According to Fundacion Ideas para la Paz[4], COVID-19 will have an impact on armed conflict dynamics and on the implementation of the peace agreement, but its effects will be differentiated and not necessarily negative. ELN’s pronouncement of a unilateral ceasefire and the Government´s new appointment of Peace Managers are news that bring some hope.

Finally, isolation also implies intra-family violence increases, especially against women and girls. Coexistence in small spaces grows the levels of conflict and aggression against the weakest. This may be evident in many settings, but it has a greater impact in armed conflict areas.

(Photo: Fundación Escuelas de Paz)
(Photo: Fundación Escuelas de Paz)

So the question is: what are the actions that must be addressed in these crisis moments, both at government level, international community, and civil society?

One of the important pandemic consequences is the recovery of public sense and State obligations to the integral guarantee of human rights and human dignity. This includes the need to regulate employment conditions in a new digital age. The question in these scenarios is, how can fragile states resume public policy direction, when their capacity is limited, even in normal situations?

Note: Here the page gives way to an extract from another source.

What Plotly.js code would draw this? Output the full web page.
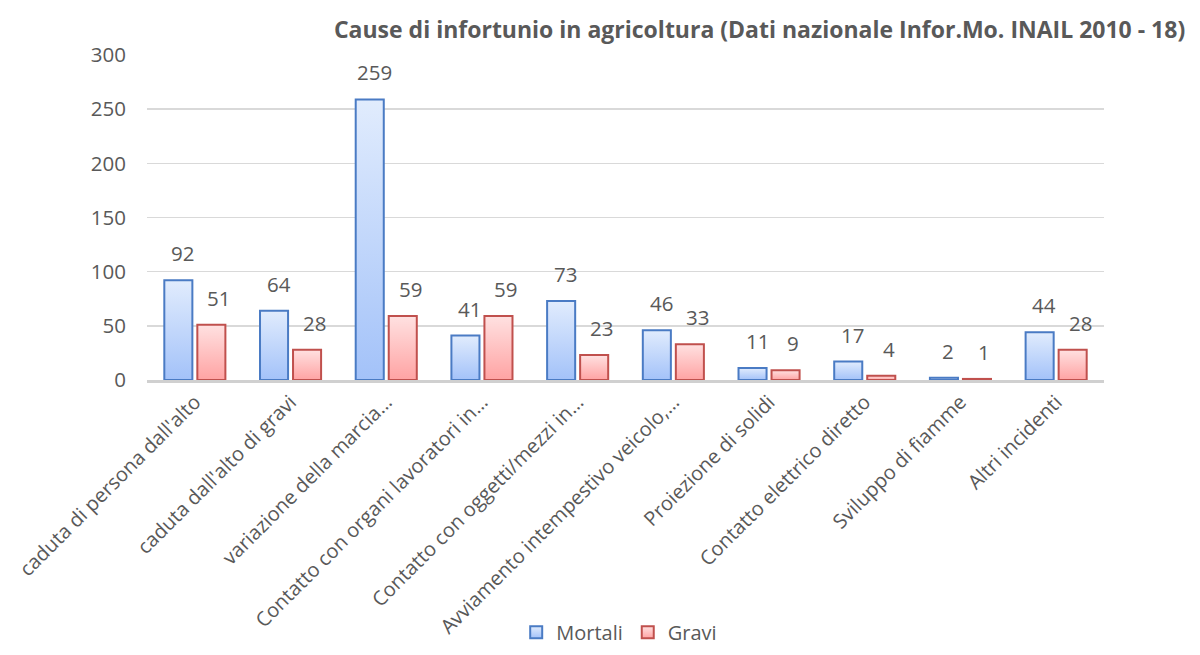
<!DOCTYPE html>
<html>
<head>
<meta charset="utf-8">
<script src="https://cdn.plot.ly/plotly-3.0.1.min.js"></script>
<style>html,body{margin:0;padding:0;background:#fff}#chart{width:1200px;height:655px}</style>
</head>
<body>
<div id="chart"></div>
<script>
const categories = [
  "caduta di persona dall'alto",
  "caduta dall'alto di gravi",
  "variazione della marcia…",
  "Contatto con organi lavoratori in…",
  "Contatto con oggetti/mezzi in…",
  "Avviamento intempestivo veicolo,…",
  "Proiezione di solidi",
  "Contatto elettrico diretto",
  "Sviluppo di fiamme",
  "Altri incidenti"
];
const mortali = [92, 64, 259, 41, 73, 46, 11, 17, 2, 44];
const gravi = [51, 28, 59, 59, 23, 33, 9, 4, 1, 28];
const seriesNames = ["Mortali", "Gravi"];
const yTicks = [0, 50, 100, 150, 200, 250, 300];

const gray = '#595959';
const font = 'Open Sans, Calibri, sans-serif';

const traces = [
  {type:'bar', name:seriesNames[0], x:categories, y:mortali,
   marker:{color:'#c2d7fb', line:{color:'#4a7bc4', width:2}}},
  {type:'bar', name:seriesNames[1], x:categories, y:gravi,
   marker:{color:'#ffc4c4', line:{color:'#c0504d', width:2}}}
];

const annotations = [];
[mortali, gravi].forEach(function(vals, s){
  vals.forEach(function(v, i){
    annotations.push({x:categories[i], y:v, xref:'x', yref:'y', text:String(v), showarrow:false,
      xanchor:'center', yanchor:'middle', xshift: s===0 ? -12 : 24, yshift:27,
      font:{family:font, size:20.5, color:gray}});
  });
});

const layout = {
  width:1200, height:655,
  margin:{l:147, r:96, t:55, b:275},
  paper_bgcolor:'#fff', plot_bgcolor:'#fff',
  font:{family:font, color:gray, size:20.5},
  title:{text:'<b>Cause di infortunio in agricoltura (Dati nazionale Infor.Mo. INAIL 2010 - 18)</b>',
    x:0.633, xref:'container', xanchor:'center', y:0.954, yref:'container', yanchor:'middle',
    font:{family:font, size:23, color:gray}},
  barmode:'group', bargap:0.31, bargroupgap:0.15,
  xaxis:{type:'category', tickangle:-45, tickfont:{family:font, size:20, color:gray},
    showgrid:false, showline:true, linecolor:'#d0d0d0', linewidth:2.5, ticks:'', automargin:false},
  yaxis:{range:[0,300], tickvals:yTicks, ticktext:yTicks.map(String), showgrid:true, gridcolor:'#d9d9d9', gridwidth:1.5,
    zeroline:false, showline:false, ticks:'', ticklabelstandoff:20,
    tickfont:{family:font, size:20.5, color:gray}, automargin:false},
  annotations: annotations,
  showlegend:true,
  legend:{orientation:'h', xref:'container', yref:'container', x:0.516, xanchor:'center', y:0.005, yanchor:'bottom',
    font:{family:font, size:20, color:gray}, itemwidth:30, traceorder:'normal'}
};

Plotly.newPlot('chart', traces, layout, {staticPlot:true, displayModeBar:false}).then(function(gd){
  const svg = gd.querySelector('svg.main-svg');
  const ns = 'http://www.w3.org/2000/svg';
  let defs = svg.querySelector('defs');
  if(!defs){defs = document.createElementNS(ns,'defs'); svg.insertBefore(defs, svg.firstChild);}
  function grad(id, top, bottom){
    const g = document.createElementNS(ns,'linearGradient');
    g.setAttribute('id', id); g.setAttribute('x1','0'); g.setAttribute('y1','0'); g.setAttribute('x2','0'); g.setAttribute('y2','1');
    const s1 = document.createElementNS(ns,'stop'); s1.setAttribute('offset','0'); s1.setAttribute('stop-color', top);
    const s2 = document.createElementNS(ns,'stop'); s2.setAttribute('offset','1'); s2.setAttribute('stop-color', bottom);
    g.appendChild(s1); g.appendChild(s2); defs.appendChild(g);
  }
  grad('gBlue', '#e1ecfd', '#a3c2f9');
  grad('gRed', '#ffe1e1', '#ffa3a3');
  const ids = ['gBlue','gRed'];
  gd.querySelectorAll('.barlayer .trace.bars').forEach(function(tr, i){
    tr.querySelectorAll('path').forEach(function(p){ p.style.fill = 'url(#'+ids[i]+')'; });
  });
  gd.querySelectorAll('.legend .traces').forEach(function(tr, i){
    tr.querySelectorAll('.legendpoints path').forEach(function(p){ p.style.fill = 'url(#'+ids[i]+')'; });
  });
});
</script>
</body>
</html>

But giving greater State power and control can also give way to adoption of repressive, coercive and authoritarian measures, such as what has happened in countries where extreme repressive decrees imposing an armed curfew and threats to enforce measures with Army´s support. Subjugating bodies and controlling the population from Biopower were premises that Foucault anticipated in the last century.

An intermediate alternative has emerged from local governments. From New York to Bogotá and Medellín, they have given more timely and effective responses to the population, in contrast with homogeneous and cold ones taken from national entities. Strengthening these operations and the capacities from local functionaries and levels is important, with respective connections with national and transnational actions. Work locally, to impact globally.

(Photo: Fundación Escuelas de Paz)
(Photo: Fundación Escuelas de Paz)

For peace education, it is an opportunity to delve into issues and values that have been flags of our movement: reinforce ethics of care, which implies attention to ourselves, to other human beings, other living beings and the environment; strengthen the requirement of comprehensive protection of rights; advance in the commitment to eliminate patriarchy and militarism; rethink new economic ways to reduce consumption and protect nature; handle conflicts in nonviolent ways to avoid increasing intrafamily abuse in times of confinement and at all times.

There are many challenges, many opportunities to permit Juan and other young people with whom we work to say:

For life, the air
For the air, the heart
For the heart, love
For love, illusion.

 

Notes & References

[1] Simulated name to protect his identity

[2] https://www.cronicadelquindio.com/noticia-completa-titulo- victimas-del-conflicto-claman-por-cese-de-violencia-ante- pandemia-cronica-del-quindio-nota-138178

[3] http://ideaspaz.org/media/website/FIP_COVID19_web_FINAL_ V3.pdf

[4] http://ideaspaz.org/media/website/FIP_COVID19_web_FINAL_V3.pdf

 

Amada Benavides is a Colombian teacher with a degree in education, postgraduate studies in social sciences and international relations. She has worked in all levels of formal education, from high schools to postgraduate faculties.  Since 2003, Amada has been president of the Peace Schools Foundation, and since 2011 fully dedicated to promoting cultures of peace through peace education in Colombia in formal and non-formal contexts. From 2004 -2011, she was a Member of the United Nations Working Group on the Use of Mercenaries, Office of the High Commissioner of Human Rights. She is now working in post-conflict territories occupied by the FARC, supporting teachers and youth in the implementation of the peace agreements.